## [REQUIREMENTS]
Quote all of the data that follows exactly as written, skipping the images.

===== RECORDED DATA =====

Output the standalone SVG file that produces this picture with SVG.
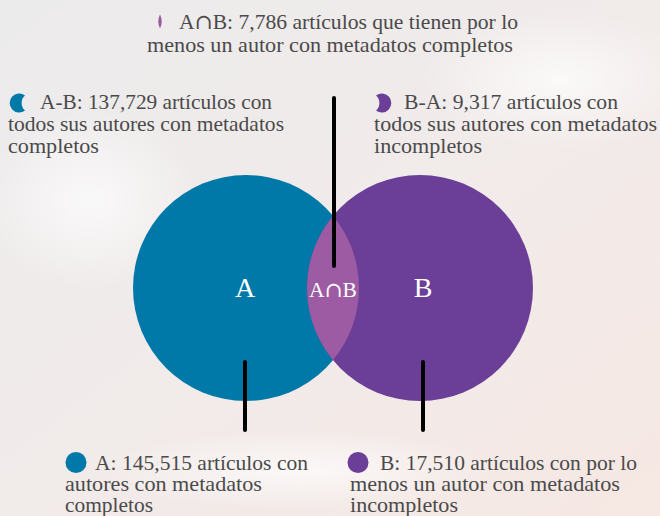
<svg xmlns="http://www.w3.org/2000/svg" width="660" height="516" viewBox="0 0 660 516">
<style>
.t{font-family:"Liberation Serif","DejaVu Serif",serif;font-size:21px;fill:#4a4a4a}
.c{font-family:"Liberation Serif","DejaVu Serif",serif;fill:#ffffff;text-anchor:middle}
.cap{font-family:"DejaVu Serif",serif}
.lead{stroke:#000;stroke-width:4;stroke-linecap:round;fill:none}
</style>
<defs>
<linearGradient id="bg" x1="0" y1="0" x2="1" y2="1">
<stop offset="0" stop-color="#ecebec"/>
<stop offset="0.5" stop-color="#f1ebea"/>
<stop offset="1" stop-color="#f6e8e3"/>
</linearGradient>
<radialGradient id="glow" cx="0.5" cy="0.5" r="0.5">
<stop offset="0" stop-color="#ffffff" stop-opacity="0.7"/>
<stop offset="1" stop-color="#ffffff" stop-opacity="0"/>
</radialGradient>
<clipPath id="clipA"><circle cx="246" cy="288" r="113"/></clipPath>
</defs>
<rect width="660" height="516" fill="url(#bg)"/>
<ellipse cx="560" cy="80" rx="140" ry="70" fill="url(#glow)"/>
<ellipse cx="90" cy="200" rx="110" ry="90" fill="url(#glow)"/>
<ellipse cx="300" cy="470" rx="200" ry="40" fill="url(#glow)"/>

<g id="circleA">
<circle cx="246" cy="288" r="113" fill="#0079a8"/>
<text class="c" x="245" y="297" font-size="28">A</text>
</g>
<g id="circleB">
<circle cx="420" cy="288" r="113" fill="#6b3f97"/>
<text class="c" x="423" y="297" font-size="28">B</text>
</g>
<g id="intersection">
<circle cx="420" cy="288" r="113" fill="#9c5ba3" clip-path="url(#clipA)"/>
<text class="c" x="333" y="297" font-size="21" textLength="48" lengthAdjust="spacingAndGlyphs">A<tspan class="cap">∩</tspan>B</text>
</g>

<g id="connectors">
<line class="lead" x1="334" y1="98" x2="334" y2="266"/>
<line class="lead" x1="245" y1="362" x2="245" y2="430"/>
<line class="lead" x1="423" y1="362" x2="423" y2="430"/>
</g>

<g id="label-AnB">
<path d="M160 14.5 Q163.5 21.5 160 28.5 Q156.5 21.5 160 14.5 Z" fill="#9c5ba3"/>
<text class="t" x="179" y="29" textLength="339" lengthAdjust="spacingAndGlyphs">A<tspan class="cap">∩</tspan>B: 7,786 artículos que tienen por lo</text>
<text class="t" x="147" y="52" textLength="366" lengthAdjust="spacingAndGlyphs">menos un autor con metadatos completos</text>
</g>

<g id="label-AminusB">
<path d="M25 95.5 A9.5 9.5 0 1 0 25 110.5 A10 10 0 0 1 25 95.5 Z" fill="#0079a8"/>
<text class="t" x="40" y="109" textLength="232" lengthAdjust="spacingAndGlyphs">A-B: 137,729 artículos con</text>
<text class="t" x="8" y="131" textLength="276" lengthAdjust="spacingAndGlyphs">todos sus autores con metadatos</text>
<text class="t" x="8" y="153" textLength="91" lengthAdjust="spacingAndGlyphs">completos</text>
</g>

<g id="label-BminusA">
<path d="M376 95.5 A9.5 9.5 0 1 1 376 110.5 A10 10 0 0 0 376 95.5 Z" fill="#6b3f97"/>
<text class="t" x="404" y="109" textLength="214" lengthAdjust="spacingAndGlyphs">B-A: 9,317 artículos con</text>
<text class="t" x="374" y="131" textLength="283" lengthAdjust="spacingAndGlyphs">todos sus autores con metadatos</text>
<text class="t" x="374" y="153" textLength="108" lengthAdjust="spacingAndGlyphs">incompletos</text>
</g>

<g id="label-A">
<circle cx="76" cy="462.5" r="10.5" fill="#0079a8"/>
<text class="t" x="95" y="470" textLength="213" lengthAdjust="spacingAndGlyphs">A: 145,515 artículos con</text>
<text class="t" x="65" y="491" textLength="197" lengthAdjust="spacingAndGlyphs">autores con metadatos</text>
<text class="t" x="65" y="512" textLength="88" lengthAdjust="spacingAndGlyphs">completos</text>
</g>

<g id="label-B">
<circle cx="358" cy="462.5" r="10.5" fill="#6b3f97"/>
<text class="t" x="380" y="470" textLength="257" lengthAdjust="spacingAndGlyphs">B: 17,510 artículos con por lo</text>
<text class="t" x="350" y="491" textLength="270" lengthAdjust="spacingAndGlyphs">menos un autor con metadatos</text>
<text class="t" x="350" y="512" textLength="108" lengthAdjust="spacingAndGlyphs">incompletos</text>
</g>
</svg>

=====

## [FULL OUTPUT]
Output the standalone SVG file that produces this picture with SVG.
<svg xmlns="http://www.w3.org/2000/svg" width="660" height="516" viewBox="0 0 660 516">
<style>
.t{font-family:"Liberation Serif","DejaVu Serif",serif;font-size:21px;fill:#4a4a4a}
.c{font-family:"Liberation Serif","DejaVu Serif",serif;fill:#ffffff;text-anchor:middle}
.cap{font-family:"DejaVu Serif",serif}
.lead{stroke:#000;stroke-width:4;stroke-linecap:round;fill:none}
</style>
<defs>
<linearGradient id="bg" x1="0" y1="0" x2="1" y2="1">
<stop offset="0" stop-color="#ecebec"/>
<stop offset="0.5" stop-color="#f1ebea"/>
<stop offset="1" stop-color="#f6e8e3"/>
</linearGradient>
<radialGradient id="glow" cx="0.5" cy="0.5" r="0.5">
<stop offset="0" stop-color="#ffffff" stop-opacity="0.7"/>
<stop offset="1" stop-color="#ffffff" stop-opacity="0"/>
</radialGradient>
<clipPath id="clipA"><circle cx="246" cy="288" r="113"/></clipPath>
</defs>
<rect width="660" height="516" fill="url(#bg)"/>
<ellipse cx="560" cy="80" rx="140" ry="70" fill="url(#glow)"/>
<ellipse cx="90" cy="200" rx="110" ry="90" fill="url(#glow)"/>
<ellipse cx="300" cy="470" rx="200" ry="40" fill="url(#glow)"/>

<g id="circleA">
<circle cx="246" cy="288" r="113" fill="#0079a8"/>
<text class="c" x="245" y="297" font-size="28">A</text>
</g>
<g id="circleB">
<circle cx="420" cy="288" r="113" fill="#6b3f97"/>
<text class="c" x="423" y="297" font-size="28">B</text>
</g>
<g id="intersection">
<circle cx="420" cy="288" r="113" fill="#9c5ba3" clip-path="url(#clipA)"/>
<text class="c" x="333" y="297" font-size="21" textLength="48" lengthAdjust="spacingAndGlyphs">A<tspan class="cap">∩</tspan>B</text>
</g>

<g id="connectors">
<line class="lead" x1="334" y1="98" x2="334" y2="266"/>
<line class="lead" x1="245" y1="362" x2="245" y2="430"/>
<line class="lead" x1="423" y1="362" x2="423" y2="430"/>
</g>

<g id="label-AnB">
<path d="M160 14.5 Q163.5 21.5 160 28.5 Q156.5 21.5 160 14.5 Z" fill="#9c5ba3"/>
<text class="t" x="179" y="29" textLength="339" lengthAdjust="spacingAndGlyphs">A<tspan class="cap">∩</tspan>B: 7,786 artículos que tienen por lo</text>
<text class="t" x="147" y="52" textLength="366" lengthAdjust="spacingAndGlyphs">menos un autor con metadatos completos</text>
</g>

<g id="label-AminusB">
<path d="M25 95.5 A9.5 9.5 0 1 0 25 110.5 A10 10 0 0 1 25 95.5 Z" fill="#0079a8"/>
<text class="t" x="40" y="109" textLength="232" lengthAdjust="spacingAndGlyphs">A-B: 137,729 artículos con</text>
<text class="t" x="8" y="131" textLength="276" lengthAdjust="spacingAndGlyphs">todos sus autores con metadatos</text>
<text class="t" x="8" y="153" textLength="91" lengthAdjust="spacingAndGlyphs">completos</text>
</g>

<g id="label-BminusA">
<path d="M376 95.5 A9.5 9.5 0 1 1 376 110.5 A10 10 0 0 0 376 95.5 Z" fill="#6b3f97"/>
<text class="t" x="404" y="109" textLength="214" lengthAdjust="spacingAndGlyphs">B-A: 9,317 artículos con</text>
<text class="t" x="374" y="131" textLength="283" lengthAdjust="spacingAndGlyphs">todos sus autores con metadatos</text>
<text class="t" x="374" y="153" textLength="108" lengthAdjust="spacingAndGlyphs">incompletos</text>
</g>

<g id="label-A">
<circle cx="76" cy="462.5" r="10.5" fill="#0079a8"/>
<text class="t" x="95" y="470" textLength="213" lengthAdjust="spacingAndGlyphs">A: 145,515 artículos con</text>
<text class="t" x="65" y="491" textLength="197" lengthAdjust="spacingAndGlyphs">autores con metadatos</text>
<text class="t" x="65" y="512" textLength="88" lengthAdjust="spacingAndGlyphs">completos</text>
</g>

<g id="label-B">
<circle cx="358" cy="462.5" r="10.5" fill="#6b3f97"/>
<text class="t" x="380" y="470" textLength="257" lengthAdjust="spacingAndGlyphs">B: 17,510 artículos con por lo</text>
<text class="t" x="350" y="491" textLength="270" lengthAdjust="spacingAndGlyphs">menos un autor con metadatos</text>
<text class="t" x="350" y="512" textLength="108" lengthAdjust="spacingAndGlyphs">incompletos</text>
</g>
</svg>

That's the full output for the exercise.